Find the number of $n$ digit positive integers divisible by 3 whose digits are from the set $\{2,3,7,9\}$ (with or without repetition)

Question

The solution goes like this

Number of ways to fill first seat is $x^2+x^3+x^7+x^9$

This is same for all seats

So number of ways to fill $n$ seats is

$$(x^2+x^3+x^7+x^9)^n$$

The summation of powers must be divisible by 3. So we want coefficient of $x^{3k}$ in $(x^2+x^3+x^7+x^9)^n$

So let $x=1,\omega , \omega^2$ where $\omega, \omega^2$ are cube roots of unity.
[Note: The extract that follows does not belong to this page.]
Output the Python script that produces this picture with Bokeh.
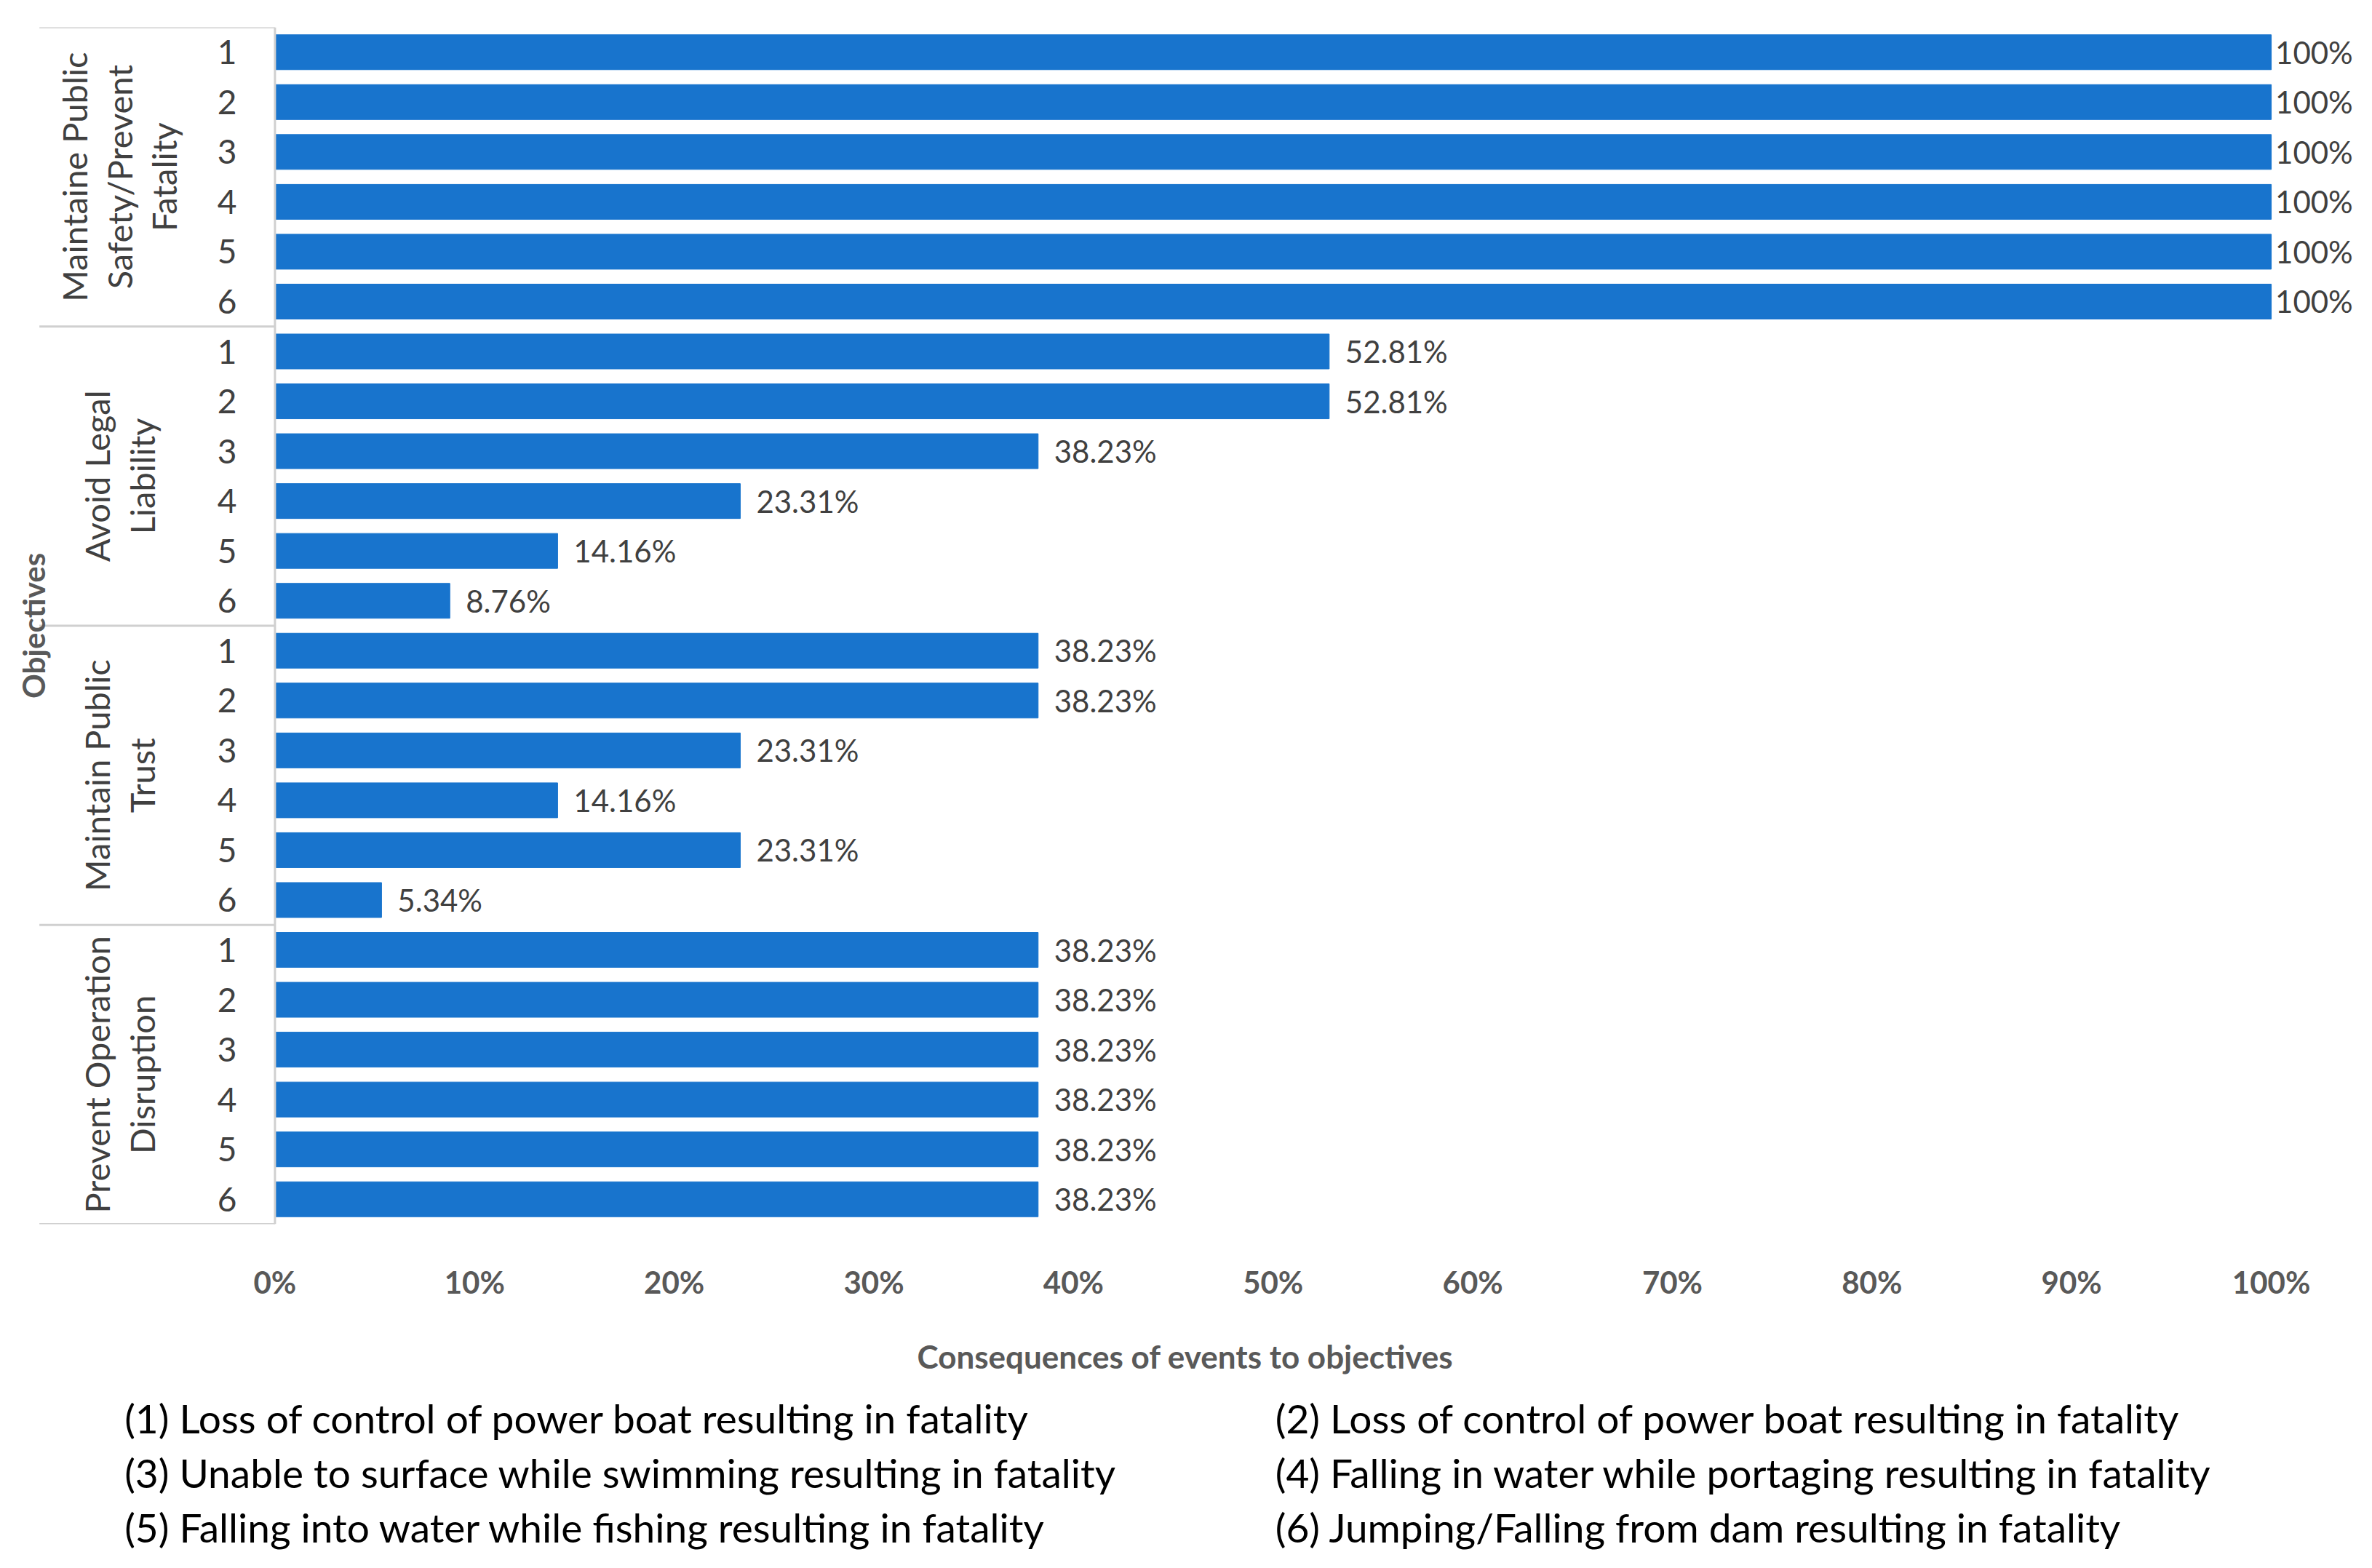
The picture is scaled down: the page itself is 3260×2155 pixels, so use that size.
import math
from bokeh.plotting import figure
from bokeh.models import ColumnDataSource, Range1d, FixedTicker, NumeralTickFormatter
from bokeh.layouts import column
from bokeh.embed import file_html
from bokeh.resources import INLINE
from bokeh.core.properties import value

groups = ["Maintaine Public\nSafety/Prevent\nFatality", "Avoid Legal\nLiability",
          "Maintain Public\nTrust", "Prevent Operation\nDisruption"]
events = ["1", "2", "3", "4", "5", "6"]
safety = [100, 100, 100, 100, 100, 100]
legal = [52.81, 52.81, 38.23, 23.31, 14.16, 8.76]
trust = [38.23, 38.23, 23.31, 14.16, 23.31, 5.34]
operation = [38.23, 38.23, 38.23, 38.23, 38.23, 38.23]
legend_items = [
    "(1) Loss of control of power boat resulting in fatality",
    "(2) Loss of control of power boat resulting in fatality",
    "(3) Unable to surface while swimming resulting in fatality",
    "(4) Falling in water while portaging resulting in fatality",
    "(5) Falling into water while fishing resulting in fatality",
    "(6) Jumping/Falling from dam resulting in fatality",
]
x_title = "Consequences of events to objectives"
y_title = "Objectives"

FONT = "Lato"
BLUE = "#1874CD"
series = [safety, legal, trust, operation]
vals, ys, labs, idx = [], [], [], []
row = 0
for s in series:
    for e, v in zip(events, s):
        vals.append(v / 100.0)
        ys.append(-row)
        labs.append("100%" if v == 100 else f"{v:.2f}%")
        idx.append(e)
        row += 1
n = row
src = ColumnDataSource(dict(y=ys, v=vals, lab=labs, idx=idx,
                            lx=[v + (0.002 if v >= 1 else 0.008) for v in vals],
                            ix=[-0.024] * n))

p = figure(width=3250, height=1892, output_backend="svg", toolbar_location=None,
           x_range=Range1d(-0.135, 1.047), y_range=Range1d(-n + 0.5, 0.5),
           min_border_left=7, min_border_right=0, min_border_top=37, min_border_bottom=207)
p.outline_line_color = None
p.grid.visible = False
p.yaxis.visible = False
p.hbar(y="y", right="v", left=0, height=0.7, color=BLUE, source=src)
p.text(x="lx", y="y", text="lab", source=src, text_font=value(FONT), text_font_size="42px",
       text_color="#404040", text_baseline="middle", text_align="left")
p.text(x="ix", y="y", text="idx", source=src, text_font=value(FONT), text_font_size="46px",
       text_color="#404040", text_baseline="middle", text_align="center")
p.segment(x0=[0], y0=[0.5], x1=[0], y1=[-n + 0.5], line_color="#d0d0d0", line_width=3)
bounds = [0.5 - 6 * g for g in range(len(groups) + 1)]
p.segment(x0=[-0.118] * len(bounds), y0=bounds, x1=[0] * len(bounds), y1=bounds,
          line_color="#d0d0d0", line_width=3)
gy = [0.5 - 6 * g - 3 for g in range(len(groups))]
p.text(x=[-0.078] * len(groups), y=gy, text=groups, angle=math.pi / 2,
       text_font=value(FONT), text_font_size="47px", text_color="#404040",
       text_align="center", text_baseline="middle", text_line_height=1.1)
p.text(x=[-0.121], y=[-n / 2 + 0.5], text=[y_title], angle=math.pi / 2,
       text_font=value(FONT), text_font_size="42px", text_color="#595959",
       text_align="center", text_baseline="middle", text_font_style="bold")

p.xaxis.ticker = FixedTicker(ticks=[i / 10 for i in range(11)])
p.xaxis.formatter = NumeralTickFormatter(format="0%")
p.xaxis.axis_line_color = None
p.xaxis.major_tick_line_color = None
p.xaxis.minor_tick_line_color = None
p.xaxis.major_label_text_font = FONT
p.xaxis.major_label_text_font_size = "42px"
p.xaxis.major_label_text_font_style = "bold"
p.xaxis.major_label_text_color = "#595959"
p.xaxis.major_label_standoff = 48
p.xaxis.axis_label = x_title
p.xaxis.axis_label_text_font = FONT
p.xaxis.axis_label_text_font_size = "44px"
p.xaxis.axis_label_text_font_style = "bold"
p.xaxis.axis_label_text_color = "#595959"
p.xaxis.axis_label_standoff = 48

lg = figure(width=3250, height=247, output_backend="svg", toolbar_location=None,
            x_range=Range1d(0, 3250), y_range=Range1d(247, 0), min_border=0)
lg.outline_line_color = None
lg.grid.visible = False
lg.axis.visible = False
lx = [164 + 1585 * (i % 2) for i in range(len(legend_items))]
ly = [56 + 75 * (i // 2) for i in range(len(legend_items))]
lg.text(x=lx, y=ly, text=legend_items, text_font=value(FONT), text_font_size="55px",
        text_color="#000000", text_baseline="middle", text_align="left")

layout = column(p, lg, spacing=0)
open("out.html", "w").write(file_html(layout, INLINE))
$$A=(1+1+1+1)^n =4^n$$ $$A=(\omega ^2 + 1 + \omega + 1)^n=1$$ $$A=(\omega +1+\omega + 1)^n=1$$

So $$A=\frac{4^n+2}{3}$$

I have no idea why and how they wrote it all in terms of $x$. I dont know what $x$ represents. Is this an algorithm or something conceptual?

Answer 1

As another way to do the computation:

Let $A_n$ be the number of "good" strings of length $n$. Let $B_n$ be the number of bad strings of length $n$, so $B_n=4^n-A_n$.

We remark that, for any bad string, there is a unique choice in the list that you can append to get a good string. For a good string, however, there are exactly two choices. Considering the sum of the digits therefore shows that we have the recursion $$A_{n+1}=2A_n+B_n$$

And, since $B_n=4^n-A_n$, this implies $$A_{n+1}=4^n+A_n$$ which quickly implies your formula.

Answer 2

Here the solution exploits the property of exponents, that $x^a \cdot x^b=x^{a+b}$. As you said, the first digit of the number can be $2,3,5$ or $7$. Each of these has been corresponded to a parameter, $x$, exponentiated to that power. All of these choices has been added and then multiplied $n$ times, since we have the same choices every time. So, we would get every possible sum of digits for an $n$ digit number, as every possible sum appears in the exponent*.

Now, the divisibility rule by $3$ states that a number is divisible by $3$ iff the sum of its digits is divisible by $3$. Hence, in the expression $(x^2+x^3+x^7+x^9)^n$, we find out the number of terms in which this sum evaluated to $3$, or $6$, or $9$, and so forth. This is given by the respective coefficients of $x^3$, $x^6$, $x^9$, etc. Hence what we need to do is find the sum of these coefficients. This can be done using $3^{rd}$ roots of unity, as has been shown in the solution.

*: if you are having trouble grasping this concept, it might help to start with small cases. For example, try to calculate the number of $3$ digit numbers with digits among $\{2,3\}$ which are divisible by 3.

Edit: The reason why we're adding powers of $x$ in each term of product is this- imagine we multiply out the product we had obtained. If $\overline{a_1 a_2 a_3...a_n}$ is a possible combination with $a_i\in \{2,3,7,9\}$ for $1\leq i \leq n$, then $x^{a_1+a_2+a_3+...+a_n}$ would appear in this expansion exactly once.

Now if the exponent is equal to, say, $3k$ for some particular $k$, then all such combinations of $a_i$ where $\sum a_i=3k$ also appear exactly once. Hence, the coefficient of $x^{3k}$ would represent the number of $n$-digit numbers, the sum of whose digits is $3k$.